[Advaita-l] Why can't it be done by some learned scholars?
Jaldhar H. Vyas
jaldhar at braincells.com
Sat Apr 4 01:51:37 CDT 2015
On Sun, 29 Mar 2015, Santosh Rao via Advaita-l wrote:
> What were these 72 sects? it is my understanding that sankaracharyas
> philosophical opponents were mainly buddhists, jains, and mimamsikas not
> muslims. Is this incorrect?
Most of the polemics in the Brahmasutrabhashya are against purva mimamsa
Bhedabhedavadi Vedantins and samkhya.
If one accepts the 788-820 AD date for Shankaracharya it is conceivable
that he could have come accross Muslims as they are known to have begun
trading with Western India including Kerala by that time. However they
(or Christians) are not mentioned anywhere in his writings.
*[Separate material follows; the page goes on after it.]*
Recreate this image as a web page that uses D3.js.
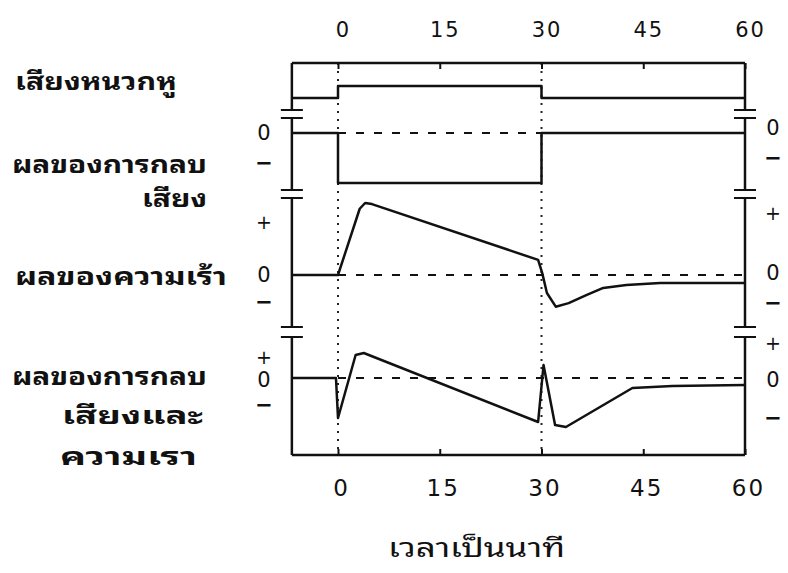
<!DOCTYPE html>
<html>
<head>
<meta charset="utf-8">
<script src="https://cdn.jsdelivr.net/npm/d3@7"></script>
<style>
body { margin: 0; background: #fff; }
.num { font-family: "DejaVu Sans", sans-serif; fill: #111; }
.thai { font-family: "Noto Sans Thai Looped", "Loma", "Garuda", "Norasi", "Kinnari", "Tlwg Typist", "Noto Serif Thai", "Noto Sans Thai", "DejaVu Sans", sans-serif; fill: #111; }
</style>
</head>
<body>
<script>
//minute ticks on the time axis
var minutes = [0, 15, 30, 45, 60];
var tStart = -6.8; //left edge of the frame, in minutes

//curves: [minute, relative level]
var noise = [[-6.8, 0], [0, 0], [0, 1], [30, 1], [30, 0], [60, 0]];
var masking = [[-6.8, 0], [0, 0], [0, -1], [30, -1], [30, 0], [60, 0]];
var arousal = [[-6.8, 0], [0, 0], [3.2, 0.92], [4.0, 1.0], [5.0, 0.985], [29.5, 0.21],
    [30.1, 0.03], [30.8, -0.25], [32.1, -0.44], [34.0, -0.39], [36.6, -0.28],
    [39.1, -0.18], [42.5, -0.14], [47.5, -0.11], [60, -0.11]];
var combined = [[-6.8, 0], [-0.3, 0], [0, -0.8], [2.6, 0.46], [3.8, 0.5], [29.5, -0.88],
    [30.3, 0.26], [32.0, -0.94], [33.6, -0.98], [43.4, -0.20], [49.3, -0.16], [60, -0.14]];

//row labels (Thai)
var rowLabels = [
    ["เสียงหนวกหู"],
    ["ผลของการกลบ", "เสียง"],
    ["ผลของความเร้า"],
    ["ผลของการกลบ", "เสียงและ", "ความเรา"]
];
var xTitle = "เวลาเป็นนาที";

var width = 788, height = 573;
var frameTop = 63, frameBottom = 455;

var svg = d3.select("body").append("svg")
    .attr("width", width)
    .attr("height", height);

var x = d3.scaleLinear().domain([0, 60]).range([338, 745]);
var left = x(tStart), right = x(60);

//panel layout: zero line pixel and pixels per unit
var panels = [
    {data: noise, zero: 98, unit: 12, dash: null},
    {data: masking, zero: 133, unit: 50, dash: [0, 30]},
    {data: arousal, zero: 275, unit: 72, dash: [0, 60]},
    {data: combined, zero: 378, unit: 50, dash: [0, 60]}
];

//frame breaks between panels (y pixel pairs)
var breaks = [[110, 118], [190, 198], [327, 337]];

//top and bottom border
svg.append("line").attr("x1", left).attr("x2", right).attr("y1", frameTop).attr("y2", frameTop)
    .attr("stroke", "#111").attr("stroke-width", 2.5);
svg.append("line").attr("x1", left).attr("x2", right).attr("y1", frameBottom).attr("y2", frameBottom)
    .attr("stroke", "#111").attr("stroke-width", 2.5);

//side borders with break marks
var segs = [];
var yPrev = frameTop;
breaks.forEach(function(b){ segs.push([yPrev, b[0]]); yPrev = b[1]; });
segs.push([yPrev, frameBottom]);
[left, right].forEach(function(xx){
    svg.selectAll(null).data(segs).enter().append("line")
        .attr("x1", xx).attr("x2", xx)
        .attr("y1", function(d){ return d[0]; })
        .attr("y2", function(d){ return d[1]; })
        .attr("stroke", "#111").attr("stroke-width", 2.5);
    breaks.forEach(function(b){
        b.forEach(function(yy){
            svg.append("line").attr("x1", xx - 11).attr("x2", xx + 11)
                .attr("y1", yy).attr("y2", yy)
                .attr("stroke", "#111").attr("stroke-width", 2);
        });
    });
});

//dotted verticals at 0 and 30 min
svg.selectAll(".vdot").data([0, 30]).enter().append("line")
    .attr("class", "vdot")
    .attr("x1", function(d){ return x(d); }).attr("x2", function(d){ return x(d); })
    .attr("y1", frameTop).attr("y2", frameBottom)
    .attr("stroke", "#222").attr("stroke-width", 2)
    .attr("stroke-dasharray", "2,6");

//axes (ticks inside the frame)
var topAxis = svg.append("g")
    .attr("transform", "translate(0," + frameTop + ")")
    .call(d3.axisTop(x).tickValues(minutes).tickSize(-6).tickPadding(26));
var bottomAxis = svg.append("g")
    .attr("transform", "translate(0," + frameBottom + ")")
    .call(d3.axisBottom(x).tickValues(minutes).tickSize(-6).tickPadding(25));
[topAxis, bottomAxis].forEach(function(g){
    g.select(".domain").remove();
    g.selectAll(".tick line").attr("stroke", "#111").attr("stroke-width", 2);
    g.selectAll(".tick text").attr("class", "num").attr("fill", "#111")
        .style("letter-spacing", "2px");
});
topAxis.selectAll(".tick text").style("font-size", "21px").attr("dx", 5);
bottomAxis.selectAll(".tick text").style("font-size", "23px").attr("dx", 3);

//curves and dashed zero lines
panels.forEach(function(p){
    var y = d3.scaleLinear().domain([-1, 1]).range([p.zero + p.unit, p.zero - p.unit]);
    if (p.dash) {
        svg.append("line")
            .attr("x1", x(p.dash[0])).attr("x2", x(p.dash[1]))
            .attr("y1", y(0)).attr("y2", y(0))
            .attr("stroke", "#111").attr("stroke-width", 2)
            .attr("stroke-dasharray", "8,10");
    }
    var line = d3.line()
        .x(function(d){ return x(d[0]); })
        .y(function(d){ return y(d[1]); });
    svg.append("path")
        .datum(p.data)
        .attr("d", line)
        .attr("fill", "none")
        .attr("stroke", "#111")
        .attr("stroke-width", 2.5)
        .attr("stroke-linejoin", "round");
});

//sign labels next to the frame
var signsLeft = [["0", 133], ["−", 163], ["+", 222], ["0", 275], ["−", 302], ["+", 357], ["0", 380], ["−", 405]];
var signsRight = [["0", 128], ["−", 158], ["+", 213], ["0", 273], ["−", 303], ["+", 343], ["0", 380], ["−", 418]];
function drawSigns(list, xx){
    svg.selectAll(null).data(list).enter().append("text")
        .attr("class", "num")
        .attr("x", xx).attr("y", function(d){ return d[1]; })
        .attr("dy", "0.35em")
        .attr("text-anchor", "middle")
        .style("font-size", function(d){ return d[0] === "+" ? "19px" : "21px"; })
        .style("font-weight", function(d){ return d[0] === "−" ? "bold" : "normal"; })
        .text(function(d){ return d[0]; });
}
drawSigns(signsLeft, 264);
drawSigns(signsRight, 773);

//row labels: [x start, x end, baseline]
var labelBoxes = [
    [[15, 177, 90]],
    [[12, 207, 173], [142, 207, 207]],
    [[15, 227, 285]],
    [[12, 207, 385], [62, 203, 424], [60, 197, 465]]
];
rowLabels.forEach(function(lines, i){
    lines.forEach(function(txt, j){
        var b = labelBoxes[i][j];
        svg.append("text")
            .attr("class", "thai")
            .attr("x", b[0]).attr("y", b[2])
            .attr("textLength", b[1] - b[0])
            .attr("lengthAdjust", "spacingAndGlyphs")
            .style("font-size", "25px")
            .style("font-weight", "bold")
            .text(txt);
    });
});

//axis title
svg.append("text")
    .attr("class", "thai")
    .attr("x", 388).attr("y", 557)
    .attr("textLength", 177)
    .attr("lengthAdjust", "spacingAndGlyphs")
    .style("font-size", "26px")
    .text(xTitle);
</script>
</body>
</html>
> What is the answer to the assertion that advaita vedanta is a philosophical
> "compromise" with buddhism? Does this claim hold water?
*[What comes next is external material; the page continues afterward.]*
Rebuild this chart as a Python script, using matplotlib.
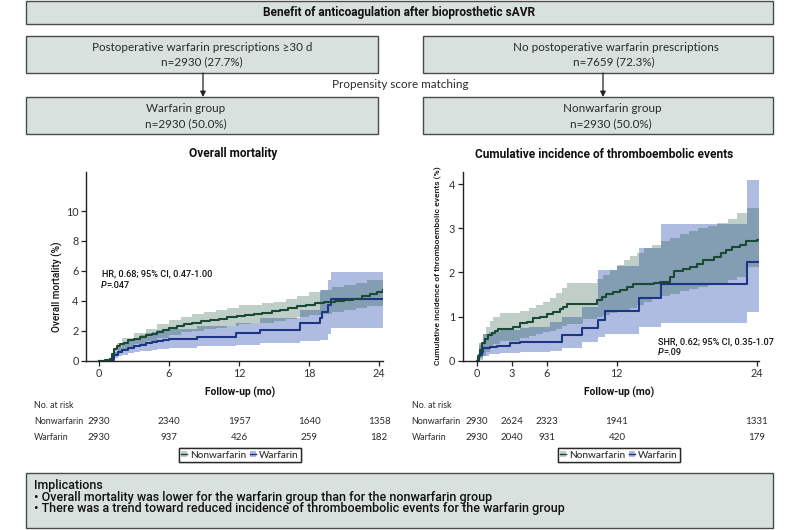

The primary source for this assertion is the fact that Gaudapadacharyas
Mandukya Karikas use a lot of Buddhist concepts and terminology. But a
careful reading shows that he is using those things in a markedly
different way than the buddhists. It is more like the way some expositors
of today might use "quantum physics" to explain Vedantic concepts. That
doesn't make Advaitins scientists.
Here are some differences between the Buddhists and the Advaitins.
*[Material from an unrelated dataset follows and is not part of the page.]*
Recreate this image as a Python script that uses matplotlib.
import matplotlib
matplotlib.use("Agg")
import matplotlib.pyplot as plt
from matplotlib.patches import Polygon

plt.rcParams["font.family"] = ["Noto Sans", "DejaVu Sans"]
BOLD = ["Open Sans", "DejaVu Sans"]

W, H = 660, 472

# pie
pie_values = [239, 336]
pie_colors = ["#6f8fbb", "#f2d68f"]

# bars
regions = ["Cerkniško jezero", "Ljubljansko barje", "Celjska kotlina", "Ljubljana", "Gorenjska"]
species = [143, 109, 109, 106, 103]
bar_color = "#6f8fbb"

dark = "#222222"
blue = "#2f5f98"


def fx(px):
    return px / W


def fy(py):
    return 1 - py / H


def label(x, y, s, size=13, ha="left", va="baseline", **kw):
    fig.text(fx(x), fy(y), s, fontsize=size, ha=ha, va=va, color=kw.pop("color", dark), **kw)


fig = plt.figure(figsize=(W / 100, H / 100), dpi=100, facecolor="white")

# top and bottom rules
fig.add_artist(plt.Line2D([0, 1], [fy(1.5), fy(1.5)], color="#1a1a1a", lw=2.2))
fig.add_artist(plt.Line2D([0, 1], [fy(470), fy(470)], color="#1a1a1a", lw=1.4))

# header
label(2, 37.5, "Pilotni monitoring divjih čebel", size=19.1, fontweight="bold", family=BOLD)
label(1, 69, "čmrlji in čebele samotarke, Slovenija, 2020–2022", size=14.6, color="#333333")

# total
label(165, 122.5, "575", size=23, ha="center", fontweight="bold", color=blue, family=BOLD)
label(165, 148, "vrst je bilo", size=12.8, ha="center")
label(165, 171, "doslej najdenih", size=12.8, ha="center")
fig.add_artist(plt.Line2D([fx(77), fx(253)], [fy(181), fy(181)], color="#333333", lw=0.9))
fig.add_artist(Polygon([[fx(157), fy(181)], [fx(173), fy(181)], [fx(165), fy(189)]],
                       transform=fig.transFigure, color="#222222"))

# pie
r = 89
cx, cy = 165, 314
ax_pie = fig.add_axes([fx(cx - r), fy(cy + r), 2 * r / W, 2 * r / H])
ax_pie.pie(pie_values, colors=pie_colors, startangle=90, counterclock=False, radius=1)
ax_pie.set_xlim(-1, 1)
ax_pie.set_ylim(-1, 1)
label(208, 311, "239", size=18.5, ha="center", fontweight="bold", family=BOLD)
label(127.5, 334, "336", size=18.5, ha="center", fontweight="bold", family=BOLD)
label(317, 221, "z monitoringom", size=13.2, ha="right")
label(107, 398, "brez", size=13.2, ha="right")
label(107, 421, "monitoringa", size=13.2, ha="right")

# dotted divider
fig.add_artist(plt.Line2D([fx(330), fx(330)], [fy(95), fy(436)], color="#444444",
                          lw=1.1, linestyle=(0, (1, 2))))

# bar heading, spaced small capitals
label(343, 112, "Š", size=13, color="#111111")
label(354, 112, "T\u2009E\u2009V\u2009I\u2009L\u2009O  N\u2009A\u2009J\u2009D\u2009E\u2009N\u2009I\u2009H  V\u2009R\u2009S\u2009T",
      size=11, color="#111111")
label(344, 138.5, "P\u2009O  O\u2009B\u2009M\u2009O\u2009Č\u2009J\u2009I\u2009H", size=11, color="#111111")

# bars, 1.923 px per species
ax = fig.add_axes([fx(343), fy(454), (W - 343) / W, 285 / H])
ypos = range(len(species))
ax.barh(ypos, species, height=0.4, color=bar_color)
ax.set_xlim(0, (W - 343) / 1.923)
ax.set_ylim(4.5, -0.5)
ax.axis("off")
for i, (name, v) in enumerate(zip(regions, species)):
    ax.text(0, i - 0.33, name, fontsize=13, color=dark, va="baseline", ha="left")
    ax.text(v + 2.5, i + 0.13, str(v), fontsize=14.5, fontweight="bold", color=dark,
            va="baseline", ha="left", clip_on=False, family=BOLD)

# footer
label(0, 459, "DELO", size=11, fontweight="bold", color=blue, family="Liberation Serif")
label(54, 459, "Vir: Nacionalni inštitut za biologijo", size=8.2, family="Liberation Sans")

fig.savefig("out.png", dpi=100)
1. Advaitins like all astikas consider the Vedas as an authoritative
source of knowledge. The Buddhists don't.
2. Buddhists (especially idealists like the Vijnanavadins) think the
phenemonal world is an illusion. Advaitins think it is a _delusion_.
There is really "something" underlying all but it is not comprehended
because of Maya.
3. chitta (consciousness) for Buddhists is kshanika (momentary) whereas
for Advaitins it is Brahman itself and therefore pure, continuous and
4. Self for Buddhists is the ahamkara (ego) only. For Advaitins it is
Brahman the only true reality.
5. The end goal for Buddhists is nirvana (extinction) whereas for us it
is mukti (liberation) the perfect knowledge that all is one.
Given this, it is difficult to understand what compromise with Buddhism
Advaita Vedanta is supposed to have made.